The Reserve Bank of Australia’s surprise decision earlier this month to only increase the official cash rate (OCR) by 25 basis points is, as expected, starting to manifest itself with a weakening Aussie dollar (AUD).
Most economists had expected a 50 basis point rise. At 2.60 percent, the OCR sits at the bottom of the RBA’s neutral band of 2.5 to 3 percent. The RBA believes this neutral band is where the OCR neither stimulates or contracts from economic growth. With the monthly headline inflation indicator sitting at 6.8 percent, most believe the RBA still has quiet some work to do, hence the surprise.
As the local currency falls, imported goods become more expensive, only adding to the challenge the central bank faces in controlling inflation.
Prior to the RBA meeting on the 4th October, the average exchange rate for the year was hovering just over 71 cents.
Today, the Australian dollar closed at 61.96 cents, down 4.9 percent from the RBA meeting and down almost 15 percent from the average of the 71 cent average.
The result means imported goods will be 4.9 percent more expensive since the RBA meeting. This will have an immediate effect on the consumer who is directly importing their own goods (at the time of payment), but may take a longer time to work through for goods sold by Australian retailers (such as washing machines and refrigerators) as local inventory is depleted and new stock ordered.
It will also effect the cost of imported fuels such as unleaded and diesel fuels, although the prices of these commodities are, in itself volatile and will also influence the price paid at the pump.

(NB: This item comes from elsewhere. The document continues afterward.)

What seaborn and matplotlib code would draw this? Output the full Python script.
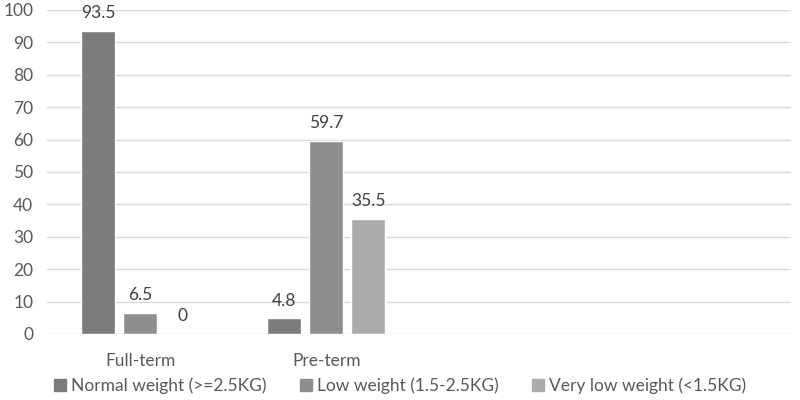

Thursday night (Australian time) the U.S. Bureau of Labor Statistics released the September CPI print showing consumer prices in the United States rose 0.4 percent in September to bring annual headline inflation to 8.2 percent, down slightly from 8.3 percent recorded in August.
However, the real concern rests with hot core inflation which rose 0.6 percent for the month to an annual pace of 6.6 percent, the highest level since August 1982. Core inflation strips out volatile food and energy prices and is the metric more commonly used by central banks. It is showing inflation is becoming more entrenched in everyday goods and services and will hence be harder to contain.
The undesirable result gives more support for the Federal Reserve to hike rates by another 75 basis points at its next meeting in early November and has resulted in the Australian dollar losing 1.62 percent on Friday alone.
RBA Melbourne Cup Day Meeting
If the RBA decides on Melbourne Cup day to only raise rates by 25 basis points as now widely expected, then we can expect a further deterioration in the Australian dollar and more imported inflation in the year ahead. Already, the bond market is predicting rates might not peak now until 2024 – effectively rates will be higher for longer as the RBA takes a slow but steady approach.
This month’s moment in exchange rates demonstrates the narrow path ahead for the Reserve Bank in controlling inflation and engineering a soft landing.